Попытки западных держав заполучить Москву и составить с ней антигерманский военный союз слишком затянулись. Эти переговоры начались еще в апреле и привели к подписанию 24 июля франко-англо-советского договора о взаимопомощи. При этом все стороны рассматривали данный документ как отвлекающий маневр, так как ни Лондон, ни Париж не были в состоянии, да и не намеревались серьезно выполнять свои обязательства в случае войны. Они были больше заинтересованы в том, чтобы отвлечь от себя первый удар хорошо вооруженной германской военной машины и создать дополнительные фронты на востоке или юго-востоке Европы, как это случилось в Первую мировую войну, или безучастно принять экспансию Гитлера. Такое развитие событий, а Гитлер уже до некоторой степени понял это, им было не дано. От Красной армии западные военные эксперты, естественно, не ожидали, что она в состоянии провести широкомасштабную наступательную операцию в западном направлении.
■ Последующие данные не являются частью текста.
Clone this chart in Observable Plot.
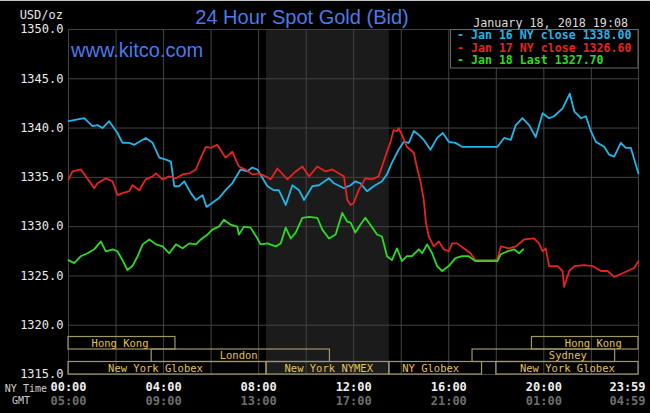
<!DOCTYPE html>
<html><head><meta charset="utf-8">
<script src="https://cdn.jsdelivr.net/npm/d3@7"></script>
<script src="https://cdn.jsdelivr.net/npm/@observablehq/plot@0.6"></script>
<style>
html,body{margin:0;padding:0;background:#000;}
#chart{width:650px;height:413px;overflow:hidden;}
#chart svg{display:block;}
</style></head><body><div id="chart"></div>
<script>
// ---- data (hours after midnight NY time, USD/oz) ----
const hours16 = [0,0.66,1.01,1.22,1.43,1.71,2.06,2.27,2.56,2.77,3.25,3.54,3.82,4.10,4.31,4.45,4.66,4.87,5.15,5.36,5.64,5.81,6.33,6.61,6.89,7.24,7.52,7.73,7.95,8.37,8.64,8.85,9.14,9.42,9.70,9.91,10.26,10.54,10.96,11.17,11.59,11.87,12.07,12.28,12.56,12.84,13.19,13.40,13.61,13.89,14.11,14.32,14.53,14.74,14.95,15.23,15.51,15.75,16.00,16.28,16.56,16.98,17.40,18.05,18.33,18.61,18.82,19.10,19.38,19.66,19.95,20.22,20.43,20.79,21.09,21.28,21.56,21.77,21.98,22.19,22.54,22.75,22.96,23.24,23.45,23.66,23.98];
const values16 = [1340.7,1341.0,1340.2,1340.3,1340.0,1340.7,1339.5,1338.5,1338.5,1338.3,1339.0,1338.5,1337.0,1336.8,1336.6,1334.1,1334.1,1334.6,1333.4,1332.7,1333.2,1332.0,1332.9,1333.7,1334.4,1335.8,1335.6,1336.0,1335.8,1334.1,1333.7,1333.7,1332.2,1334.2,1333.7,1332.7,1334.1,1334.2,1334.9,1334.4,1333.9,1334.2,1334.6,1334.4,1333.6,1334.1,1334.6,1335.3,1336.5,1337.8,1338.6,1338.5,1339.7,1339.3,1338.8,1337.8,1339.0,1339.5,1338.6,1338.5,1338.1,1338.1,1338.1,1338.1,1339.0,1338.8,1340.3,1341.0,1340.3,1339.1,1341.5,1341.0,1341.2,1342.0,1343.5,1341.7,1341.0,1341.2,1339.7,1338.6,1338.1,1337.3,1337.1,1338.5,1338.0,1338.0,1335.4];

const hours17 = [0,0.17,0.52,0.73,1.08,1.22,1.57,1.85,2.06,2.27,2.56,2.69,2.98,3.25,3.54,3.68,3.96,4.24,4.52,4.80,5.08,5.36,5.57,5.78,5.98,6.26,6.61,6.89,7.17,7.45,7.73,8.01,8.29,8.51,8.79,9.21,9.56,9.84,10.12,10.47,10.82,11.10,11.45,11.59,11.73,11.87,12.00,12.21,12.49,12.77,13.05,13.19,13.40,13.55,13.68,13.82,13.89,14.03,14.24,14.53,14.67,14.81,14.95,15.04,15.16,15.37,15.58,15.79,16.00,16.14,16.35,16.63,16.91,17.12,17.89,18.05,18.19,18.54,18.82,19.17,19.59,19.80,19.95,20.08,20.22,20.58,20.79,20.85,21.07,21.28,21.70,22.05,22.40,22.68,22.96,23.24,23.52,23.80,23.98];
const values17 = [1334.8,1335.6,1335.8,1335.1,1333.9,1334.4,1334.9,1334.6,1333.2,1333.4,1333.6,1334.2,1333.7,1334.8,1335.1,1335.4,1334.8,1335.1,1334.9,1335.3,1335.4,1335.8,1337.0,1338.1,1338.0,1338.3,1337.0,1337.6,1336.1,1335.8,1335.3,1335.4,1335.1,1334.8,1335.9,1334.8,1335.6,1336.1,1335.1,1336.1,1335.6,1335.8,1335.3,1335.1,1332.7,1332.2,1332.4,1333.7,1334.9,1334.8,1335.1,1336.1,1337.6,1338.6,1339.8,1339.7,1340.0,1339.3,1338.1,1337.5,1335.9,1334.6,1332.7,1330.4,1329.0,1328.0,1328.5,1327.7,1327.5,1328.3,1328.3,1327.8,1327.3,1326.6,1326.6,1326.7,1328.0,1327.8,1328.0,1328.7,1328.8,1328.3,1327.5,1327.8,1326.0,1326.0,1325.5,1323.9,1325.5,1326.0,1326.1,1326.0,1325.5,1325.5,1324.9,1325.2,1325.5,1325.8,1326.5];

const hours18 = [0,0.24,0.52,0.80,1.08,1.36,1.57,1.85,2.06,2.27,2.48,2.69,2.91,3.12,3.40,3.68,3.96,4.24,4.52,4.80,5.08,5.36,5.57,5.85,6.05,6.33,6.54,6.82,7.10,7.17,7.38,7.66,7.95,8.08,8.37,8.72,8.93,9.14,9.35,9.56,9.84,10.12,10.47,10.68,10.96,11.24,11.52,11.73,11.87,12.07,12.28,12.49,12.70,12.98,13.19,13.40,13.61,13.82,14.03,14.24,14.45,14.74,14.88,15.09,15.30,15.51,15.72,16.00,16.28,16.56,16.84,17.12,18.05,18.19,18.47,18.75,18.96,19.13];
const values18 = [1326.6,1326.3,1327.0,1327.3,1327.7,1328.5,1327.5,1327.7,1327.5,1326.6,1325.6,1326.0,1327.0,1328.2,1328.7,1328.2,1328.0,1327.3,1328.2,1327.8,1328.3,1328.2,1328.7,1329.2,1329.7,1330.0,1330.7,1330.2,1330.0,1329.2,1330.0,1329.9,1328.8,1328.2,1328.3,1328.0,1328.3,1329.9,1328.8,1329.4,1330.9,1331.0,1330.9,1329.7,1328.8,1329.2,1331.4,1330.5,1330.4,1329.4,1330.2,1330.9,1330.2,1329.2,1329.0,1327.0,1326.6,1327.8,1326.5,1327.0,1327.0,1327.7,1327.3,1328.2,1327.3,1326.0,1325.5,1326.0,1326.8,1327.0,1327.0,1326.5,1326.5,1327.2,1327.5,1327.7,1327.3,1327.7];

const seriesNames = ["Jan 16 NY close 1338.00", "Jan 17 NY close 1326.60", "Jan 18 Last 1327.70"];
const seriesColors = ["#21b5ea", "#e52420", "#2bdc24"];

const yTicks = [1315, 1320, 1325, 1330, 1335, 1340, 1345, 1350];
const gridHours = [0, 2, 4, 6, 8, 10, 12, 14, 16, 18, 20, 22, 23 + 59/60];
const tickHours = [0, 4, 8, 12, 16, 20, 23 + 59/60];
const nyLabels = ["00:00", "04:00", "08:00", "12:00", "16:00", "20:00", "23:59"];
const gmtLabels = ["05:00", "09:00", "13:00", "17:00", "21:00", "01:00", "04:59"];

const nymexShade = [8 + 20/60, 13.5];

const sessionNames = ["Hong Kong", "London", "New York Globex", "New York NYMEX", "NY Globex", "New York Globex", "Sydney", "Hong Kong"];
const sessionStart = [0, 3.5, 0, 8 + 20/60, 13.5, 18, 17, 19.5];
const sessionEnd   = [4.5, 11, 8 + 20/60, 13.5, 17.4, 23 + 59/60, 23, 23 + 59/60];
const sessionRow   = [0, 1, 2, 2, 2, 2, 1, 0];
const sessionLabelAt = [2.17, 7.16, 3.66, 10.95, 15.24, 20.99, 21.01, 22.08];

// ---- chart ----
const rowH = 1.268; // value units per session row
const rowTop = r => 1315 + (3 - r) * rowH;
const rowBot = r => 1315 + (2 - r) * rowH;
const idx = a => a.map((_, i) => i);
const mono = "DejaVu Sans Mono, monospace";
const sans = "Liberation Sans, Arial, sans-serif";

const chart = Plot.plot({
  width: 650, height: 413,
  marginLeft: 68, marginRight: 12, marginTop: 29, marginBottom: 39,
  style: {background: "#000", color: "#e6e6e6", fontFamily: mono, fontSize: "12px", overflow: "visible"},
  x: {domain: [0, 23 + 59/60], axis: null},
  y: {domain: [1315, 1350], axis: null},
  marks: [
    Plot.rect([nymexShade], {x1: d => d[0], x2: d => d[1], y1: 1315, y2: 1350, fill: "#1b1b1b"}),
    Plot.ruleY(yTicks, {stroke: "#434343", strokeWidth: 1}),
    Plot.ruleX(gridHours, {stroke: "#434343", strokeWidth: 1}),
    Plot.rect(idx(sessionNames), {
      x1: i => sessionStart[i], x2: i => sessionEnd[i],
      y1: i => rowBot(sessionRow[i]), y2: i => rowTop(sessionRow[i]),
      fill: "none", stroke: "#9f9766", strokeWidth: 1.2
    }),
    Plot.text(idx(sessionNames), {
      x: i => sessionLabelAt[i], y: i => (rowTop(sessionRow[i]) + rowBot(sessionRow[i])) / 2,
      text: i => sessionNames[i], fill: "#e2c255", fontSize: 10.5, fontFamily: mono
    }),
    Plot.line(idx(hours16), {x: i => hours16[i], y: i => values16[i], stroke: seriesColors[0], strokeWidth: 1.8}),
    Plot.line(idx(hours17), {x: i => hours17[i], y: i => values17[i], stroke: seriesColors[1], strokeWidth: 1.8}),
    Plot.line(idx(hours18), {x: i => hours18[i], y: i => values18[i], stroke: seriesColors[2], strokeWidth: 1.8}),
    Plot.text(yTicks, {frameAnchor: "left", y: d => d, text: d => d.toFixed(1), textAnchor: "end", dx: -5, fill: "#ececec", fontSize: 12, fontFamily: mono}),
    Plot.text(idx(tickHours).slice(0, 6), {x: i => tickHours[i], frameAnchor: "bottom", lineAnchor: "middle", dy: 13, text: i => nyLabels[i], fill: "#f0f0f0", fontSize: 12, fontFamily: mono, fontWeight: "bold"}),
    Plot.text(idx(tickHours).slice(6), {x: i => tickHours[i], frameAnchor: "bottom", lineAnchor: "middle", dy: 13, dx: -11, text: i => nyLabels[i], fill: "#f0f0f0", fontSize: 12, fontFamily: mono, fontWeight: "bold"}),
    Plot.text(idx(tickHours).slice(0, 6), {x: i => tickHours[i], frameAnchor: "bottom", lineAnchor: "middle", dy: 27, text: i => gmtLabels[i], fill: "#6e6e6e", fontSize: 12, fontFamily: mono, fontWeight: "bold"}),
    Plot.text(idx(tickHours).slice(6), {x: i => tickHours[i], frameAnchor: "bottom", lineAnchor: "middle", dy: 27, dx: -11, text: i => gmtLabels[i], fill: "#6e6e6e", fontSize: 12, fontFamily: mono, fontWeight: "bold"})
  ]
});

const svg = d3.select(chart);
// thin top edge line of the image
svg.append("line").attr("x1", 0).attr("x2", 650).attr("y1", 0.5).attr("y2", 0.5).attr("stroke", "#c4c4c4");
// unit label
svg.append("text").attr("x", 63).attr("y", 15).attr("text-anchor", "end").attr("dominant-baseline", "middle")
  .attr("fill", "#e6e6e6").attr("font-family", mono).attr("font-size", 12).text("USD/oz");
// title
svg.append("text").attr("x", 302).attr("y", 24).attr("text-anchor", "middle")
  .attr("fill", "#4a7be8").attr("font-family", sans).attr("font-size", 20).text("24 Hour Spot Gold (Bid)");
// site
svg.append("text").attr("x", 71).attr("y", 57).attr("text-anchor", "start")
  .attr("fill", "#4a7be8").attr("font-family", sans).attr("font-size", 20).text("www.kitco.com");
// date stamp
svg.append("text").attr("x", 628).attr("y", 23).attr("text-anchor", "end").attr("dominant-baseline", "middle")
  .attr("fill", "#dcdcdc").attr("font-family", mono).attr("font-size", 11.7).text("January 18, 2018 19:08");
// legend box
svg.append("rect").attr("x", 450.5).attr("y", 29.5).attr("width", 187.5).attr("height", 38.5)
  .attr("fill", "#000").attr("stroke", "#6a6a6a");
seriesNames.forEach((name, i) => {
  svg.append("text").attr("x", 457).attr("y", 35.5 + i * 12.5).attr("text-anchor", "start").attr("dominant-baseline", "middle")
    .attr("fill", seriesColors[i]).attr("font-family", mono).attr("font-size", 11.6).attr("font-weight", "bold")
    .text("- " + name);
});
// axis row titles
svg.append("text").attr("x", 47).attr("y", 389).attr("text-anchor", "end").attr("dominant-baseline", "middle")
  .attr("fill", "#cfcfcf").attr("font-family", mono).attr("font-size", 10).text("NY Time");
svg.append("text").attr("x", 30).attr("y", 401).attr("text-anchor", "end").attr("dominant-baseline", "middle")
  .attr("fill", "#cfcfcf").attr("font-family", mono).attr("font-size", 10).text("GMT");

document.getElementById("chart").appendChild(chart);
</script>
</body></html>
Сталин, со своей стороны, демонстрировал стремление запросить высокую цену за вероятную интервенцию и добиться от западных держав обязательств первыми начать активные военные действия. Одновременно он вел секретные переговоры с Берлином, о чем вскоре по Европе поползли слухи, которые вполне могли поднять цену его благосклонности.
Борис Шапошников, новый начальник Генерального штаба Красной армии, в памятной записке Сталину от 10 июля 1939 г. определял четыре возможных варианта начала войны: 1) германское наступление на Францию и Англию; 2) отдельное самостоятельное наступление германской армии только на Польшу; 3) нападение Германии при поддержке Венгрии и Болгарии на Румынию; 4) прямое нападение Германии на СССР через Эстонию, Латвию и Финляндию{316}. Из этого следует, что советское руководство в полной мере осознавало наличие плана «Барбаросса-1939» и направления наступления вермахта через Прибалтику и Румынию. Возможно, русские несколько преувеличивали обороноспособность польской армии, в противном случае они должны были бы задуматься о последствиях скоротечной победы немцев на Висле и о том, что вермахт может выйти на восточные границы Польши.
Тем временем Варшава категорически отказывалась пропустить Красную армию на свою территорию с целью оказания совместного отпора германскому агрессору. Для Сталина это не было неожиданностью, как и аналогичная позиция румынского правительства. А вот если бы у польского правительства в последнюю минуту сдали нервы и оно сломилось бы под натиском своих западных союзников, то у обоих диктаторов могли возникнуть большие проблемы: у Гитлера — в случае согласия Польши уступить Данциг и коридор; тогда пропадает предлог начать войну с Польшей, а у Сталина — в случае, если Польша даст согласие на продвижение советских войск в направлении Восточной Пруссии и Вислы с целью нанесения прямого удара по вермахту, когда Жуков в это же время проводил свое наступление на Дальнем Востоке против японской армии.